When the driver had arrived, they both piled into the car, bags in hands. The coordinates for the apartment they bought online. The car started. Again, husband and wife just knew in their souls that they were escaping an oppressive regime that was confined just to one city in Delaware. Collette looked out the window at the passing traffic and noticed that the driver had taken a turn off of the exit.
“Wait, wait! Where are we going?” Collette asked, a streak of worry rising up in her voice.
“I’m an officer in the Morality Council. I am returning you two fugitives to....”
Kincaid saw that the doors were unlocked. He held onto Collette and opened the door and kept her and the bags in his embrace. They rolled over to the shoulder and into the snowy brush. Because of the storm, the car was moving slow enough for them to exit without certain death or serious injuries.
“Are you alright?!” Kincaid asked his wife.
“I…I think one of my ribs is broken.” Kincaid pulled out his phone.
“Yes, my wife has potential injuries. We are located at the Delaware House Travel Plaza.” They were about ten minutes from the site on foot. It maybe was a bit longer with Collette’s apparent wounds. They, nonetheless, found it within themselves to challenge the snow. A random car might pick up hitchhikers, Kincaid thought. He made sure Collette and the bags were secure. Next, he flagged down the fifth car driving into Newark.
Sandler Downs stopped his vehicle. He was dressed in similar garb as Kincaid.
“Let me take those bags,” Downs insisted.
Kincaid aided Collette and gently placed her in the car.
“Where are we going?”
“The… Travel Plaza,” Collette said in between breaths.
“I’m headed away from the Wilmington morality laws, too.” Downs put the car in motion.

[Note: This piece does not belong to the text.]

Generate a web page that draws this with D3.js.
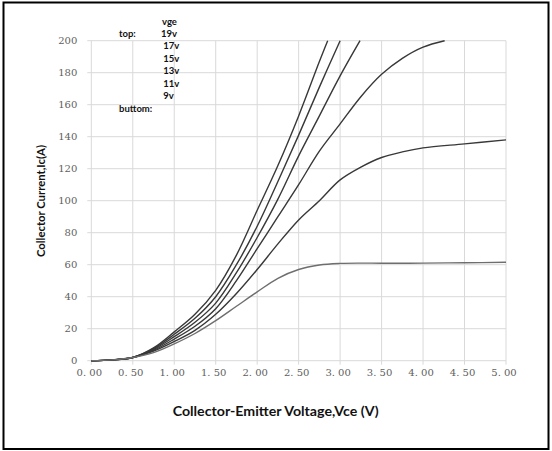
<!DOCTYPE html>
<html>
<head>
<meta charset="utf-8">
<script src="https://cdn.jsdelivr.net/npm/d3@7"></script>
<style>
  body { margin: 0; background: #fff; }
  svg { display: block; }
  .tick-label { font-family: "DejaVu Serif", serif; font-size: 10px; fill: #606060; }
  .title { font-family: Lato, "Open Sans", sans-serif; font-weight: bold; fill: #111; }
  .legend { font-family: Lato, "Open Sans", sans-serif; font-weight: bold; font-size: 9.5px; fill: #111; }
</style>
</head>
<body>
<svg id="chart" width="552" height="451"></svg>
<script>
// data: [Vce (V), Ic (A)]
const vge19 = [[0,0],[0.25,0.5],[0.5,2],[0.75,8],[1,18],[1.25,29],[1.5,44],[1.75,66],[2,94],[2.25,122],[2.5,153],[2.75,187],[2.85,200]]
const vge17 = [[0,0],[0.25,0.5],[0.5,2],[0.75,7.5],[1,16.5],[1.25,26.5],[1.5,40],[1.75,60],[2,84],[2.25,112],[2.5,141],[2.75,171],[3,200]]
const vge15 = [[0,0],[0.25,0.5],[0.5,2],[0.75,7],[1,15],[1.25,24],[1.5,36],[1.75,55],[2,77],[2.25,101],[2.5,128],[2.75,153],[3,178],[3.24,200]]
const vge13 = [[0,0],[0.25,0.5],[0.5,2],[0.75,6.5],[1,13.5],[1.25,21.5],[1.5,32.5],[1.75,50],[2,70],[2.25,90],[2.5,110],[2.75,131],[3,148],[3.25,165],[3.5,179],[3.75,189],[4,196],[4.26,200]]
const vge11 = [[0,0],[0.25,0.5],[0.5,2],[0.75,6],[1,12],[1.25,19],[1.5,29],[1.75,42],[2,57],[2.25,73],[2.5,88],[2.75,100],[3,113],[3.25,121],[3.5,127],[3.75,130.5],[4,133],[4.5,135.5],[5,138]]
const vge9 = [[0,0],[0.25,0.5],[0.5,2],[0.75,5],[1,10.5],[1.25,17],[1.5,25],[1.75,34],[2,43],[2.25,51.5],[2.5,57],[2.75,59.8],[3,60.8],[3.25,61],[3.5,60.9],[4,61],[4.5,61.2],[5,61.5]]

const seriesList = [vge19, vge17, vge15, vge13, vge11, vge9]
const xTicks = [0, 0.5, 1, 1.5, 2, 2.5, 3, 3.5, 4, 4.5, 5]
const yTicks = [0, 20, 40, 60, 80, 100, 120, 140, 160, 180, 200]
const legendLines = ['19v', '17v', '15v', '13v', '11v', '9v']

const svg = d3.select('#chart')

// outer frame
svg.append('rect')
    .attr('x', 3.5).attr('y', 2.5)
    .attr('width', 545).attr('height', 446.5)
    .attr('fill', 'none')
    .attr('stroke', '#000')
    .attr('stroke-width', 2)

const x = d3.scaleLinear().domain([0, 5]).range([91.3, 506])
const y = d3.scaleLinear().domain([0, 200]).range([360.7, 40.7])

// grid
const grid = svg.append('g').attr('stroke', '#d9d9d9').attr('stroke-width', 1)
grid.selectAll('line.h').data(yTicks).enter()
    .append('line')
    .attr('x1', x(0) - 4).attr('x2', x(5))
    .attr('y1', d => y(d)).attr('y2', d => y(d))
grid.selectAll('line.v').data(xTicks).enter()
    .append('line')
    .attr('x1', d => x(d)).attr('x2', d => x(d))
    .attr('y1', y(200)).attr('y2', y(0) + 4)

// tick labels
svg.selectAll('text.ylab').data(yTicks).enter()
    .append('text')
    .attr('class', 'tick-label')
    .attr('x', x(0) - 14)
    .attr('y', d => y(d) + 3.5)
    .attr('text-anchor', 'end')
    .text(d => d)

svg.selectAll('text.xlab').data(xTicks).enter()
    .append('text')
    .attr('class', 'tick-label')
    .attr('x', d => x(d) - 2)
    .attr('y', y(0) + 15)
    .attr('text-anchor', 'middle')
    .text(d => d.toFixed(2).replace('.', '. '))

// axis titles
svg.append('text')
    .attr('class', 'title')
    .attr('x', 275.7).attr('y', 416)
    .attr('text-anchor', 'middle')
    .attr('font-size', 12.5)
    .attr('textLength', 206)
    .attr('lengthAdjust', 'spacingAndGlyphs')
    .text('Collector-Emitter Voltage,Vce (V)')

svg.append('text')
    .attr('class', 'title')
    .attr('transform', 'translate(45,201) rotate(-90)')
    .attr('text-anchor', 'middle')
    .attr('font-size', 11.5)
    .attr('textLength', 112)
    .attr('lengthAdjust', 'spacingAndGlyphs')
    .text('Collector Current,Ic(A)')

// curves
const line = d3.line()
    .x(d => x(d[0]))
    .y(d => y(d[1]))
    .curve(d3.curveCatmullRom.alpha(0.5))

svg.selectAll('path.curve').data(seriesList).enter()
    .append('path')
    .attr('class', 'curve')
    .attr('fill', 'none')
    .attr('stroke', (d, i) => i === 5 ? '#6e6e6e' : '#383838')
    .attr('stroke-width', 1.4)
    .attr('d', line)

// legend text block
svg.append('text').attr('class', 'legend').attr('x', 162).attr('y', 25).text('vge')
svg.append('text').attr('class', 'legend').attr('x', 119).attr('y', 36.5).text('top:')
svg.selectAll('text.leg').data(legendLines).enter()
    .append('text')
    .attr('class', 'legend')
    .attr('x', (d, i) => i === 0 ? 161 : 163.3)
    .attr('y', (d, i) => 36.5 + i * 12.5)
    .text(d => d)
svg.append('text').attr('class', 'legend').attr('x', 119).attr('y', 112).text('buttom:')
</script>
</body>
</html>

In the short stretch of time between the place where they were picked up and the Delaware House, Collette’s thoughts were like signals announcing pain. She held in her mind alleviation from her possibly broken rib. A hot, searing sensibility was in her body but also plagued her brain. Was this driver to be trusted? Would they find themselves in the clutches of the Morality Council? She breathed cautiously.
“We’re here. Anything will help,” Downs chimed.
Kincaid paid him two hundred dollars.
“Thanks! Let me get those bags.”
“Thank you,” Kincaid said. “Maybe we’ll meet up in the only fully Free City of Newark.
“Our wives would love each others’ company. Again, I appreciate this gift.”
“Absolutely,” the two men shook hands.
The couple walked into the Travel Plaza. With bags still in tow and an ailing wife, Kincaid ushered Collette to a seat at the coffee shop and ordered two espressos.
Collette nursed her side. Her mind felt the pangs but she mainly focused on the freedom at hand. Kincaid’s thoughts soon registered that he had at least attained one goal of getting to Newark. Now, he just needed to ensure that Collette would be in good health.
Out of the corner of her eye, Collette saw red lights flashing against the walls from the glass doors of the Plaza.
“I think that’s a sign for me to get up,” she said.
“No! Let me help you,” Kincaid said.
“I’ve got this,” Collette said. “Darling, you’ve paid for so much. You saved my life. Things could have been much worse.”
“Alright, don’t go too far,” Kincaid said, running towards the EMS worker.
The professionals strapped her in but not too tightly. They went outside to the ambulance. Kincaid stood over his wife.
“You’re forgetting something….” Kincaid pointed out. The purple hijab still clung to her head. Collette snatched it and flung it to the ground. It twisted around and got caught up in the wind and snow and blew far off into the distance.